Desde que Hovsepian assumiu a presidência da Indigo, em setembro de 2020, a startup levantou aproximadamente US$ 500 milhões, incluindo a última rodada, segundo o executivo. Antes disso, até o segundo trimestre de 2020, outros US$ 1,2 bilhão já haviam sido captados, segundo dados da Crunchbase.

Com a entrada dos novos recursos, a Indigo espera chegar ao brekeven e começar a gerar caixa a partir do quarto trimestre do ano que vem, segundo o CEO.

A gestão Hovsepian

Quando chegou ao comando da Indigo, Hovsepian — um executivo com grande experiência na indústria de tecnologia e sócio da Flagship Pioneering — definiu prioridades para a startup, que havia crescido rápido demais após captações bilionárias e parecia ter perdido o rumo. O antigo CEO, David Perry, chegou a afirmar que a Indigo teria cinco startups em uma.

Hovsepian optou pela reestruturação. “Decidimos focar em uma plataforma e duas áreas de negócios voltadas à sustentabilidade”, contou.

Uma delas é o braço de biológicos, o primeiro a receber a maior parte dos investimentos e, por isso, hoje em um estágio mais maduro, porém ainda em crescimento — 38 novos produtos biológicos devem ser lançados globalmente nos próximos 30 meses.

A segunda área de negócio refere-se a soluções digitais, incluindo um software de comercialização (Market+) e a geração e monetização de créditos de carbono para agricultores. Outros serviços, como o de transporte de grãos e de agronomia, foram descontinuados.

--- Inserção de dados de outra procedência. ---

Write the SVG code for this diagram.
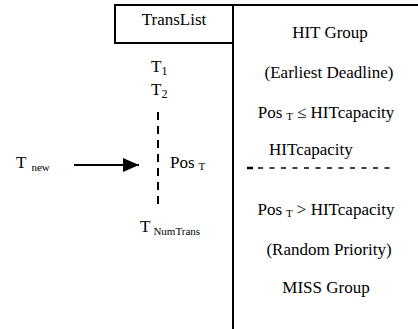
<svg xmlns="http://www.w3.org/2000/svg" width="418" height="329" viewBox="0 0 418 329">
  <style>
    text { font-family: "Liberation Serif", "Times New Roman", serif; fill: #000; }
    .t { font-size: 17px; }
    .s { font-size: 11px; }
    .m { text-anchor: middle; }
    .frame { stroke: #000; stroke-width: 2; fill: none; }
  </style>
  <defs>
    <marker id="head" viewBox="0 0 16 14" refX="16" refY="7" markerWidth="16" markerHeight="14" markerUnits="userSpaceOnUse" orient="auto">
      <path d="M0,0 L16,7 L0,14 z" fill="#000"/>
    </marker>
  </defs>
  <rect width="418" height="329" fill="#fff"/>

  <!-- list header and partition frame -->
  <g id="translist">
    <rect class="frame" x="115" y="5" width="118" height="38"/>
    <text class="t m" x="174" y="25">TransList</text>
  </g>
  <g id="frame">
    <line class="frame" x1="233" y1="5" x2="418" y2="5"/>
    <line class="frame" x1="233" y1="5" x2="233" y2="329"/>
  </g>

  <!-- transaction list entries -->
  <g id="t1"><text class="t" x="151" y="72">T<tspan font-size="12" dy="3">1</tspan></text></g>
  <g id="t2"><text class="t" x="151" y="95">T<tspan font-size="12" dy="3">2</tspan></text></g>
  <g id="tnum"><text class="t" x="140" y="232">T<tspan class="s" dx="3" dy="3">NumTrans</tspan></text></g>
  <g id="tnew"><text class="t" x="16" y="168">T<tspan class="s" dx="5" dy="3">new</tspan></text></g>
  <g id="pos"><text class="t" x="170" y="168">Pos<tspan class="s" dx="4" dy="2">T</tspan></text></g>

  <!-- HIT group -->
  <g id="hit">
    <text class="t m" x="330" y="38">HIT Group</text>
    <text class="t m" x="329" y="78">(Earliest Deadline)</text>
    <text class="t m" x="326" y="118">Pos<tspan class="s" dx="4" dy="2">T</tspan><tspan dx="4" dy="-2">≤ HITcapacity</tspan></text>
    <text class="t" x="269" y="155">HITcapacity</text>
  </g>

  <!-- MISS group -->
  <g id="miss">
    <text class="t m" x="326" y="215">Pos<tspan class="s" dx="4" dy="2">T</tspan><tspan dx="4" dy="-2">&gt; HITcapacity</tspan></text>
    <text class="t m" x="329" y="255">(Random Priority)</text>
    <text class="t m" x="326" y="293">MISS Group</text>
  </g>

  <!-- connectors -->
  <g id="connectors" stroke="#000" fill="none">
    <line x1="74" y1="165" x2="139" y2="165" stroke-width="2" marker-end="url(#head)"/>
    <line x1="158" y1="112" x2="158" y2="205" stroke-width="2" stroke-dasharray="8 6"/>
    <line x1="247" y1="168" x2="253" y2="168" stroke-width="2.5"/>
    <line x1="258" y1="168" x2="390" y2="168" stroke-width="1.3" stroke-dasharray="5 6.5"/>
  </g>
</svg>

O negócio de defensivos biológicos responde atualmente por 80% das vendas, mas o objetivo é crescer no mercado de carbono, fazendo com que essa vertical passe a representar 50% do total em cinco anos.

A Indigo no Brasil

No Brasil, a Indigo segue buscando parcerias para introduzir a sua plataforma digital e para produzir biológicos localmente, em condições que atendam aos seus rigorosos padrões de qualidade. A empresa se prepara para lançar um bionematicida que ajuda uma melhor absorção de nutrientes e estimula o crescimento da planta.

Para ele, a adoção dos biológicos por parte dos produtores brasileiros tem sido rápida, apoiada também por uma agilidade na aprovação de novos produtos. “Isso tem contribuído para que o mercado brasileiro ganhe tração e maturidade”, avaliou.

“Esses últimos deals envolvendo biológicos no Brasil mostram que a demanda vai continuar a crescer no país”, afirmou citando a compra da Biotrop pelos belgas da Biobest e da Stoller pela Corteva. “O Brasil é crucial para toda a empresa que quer estar em biológicos.”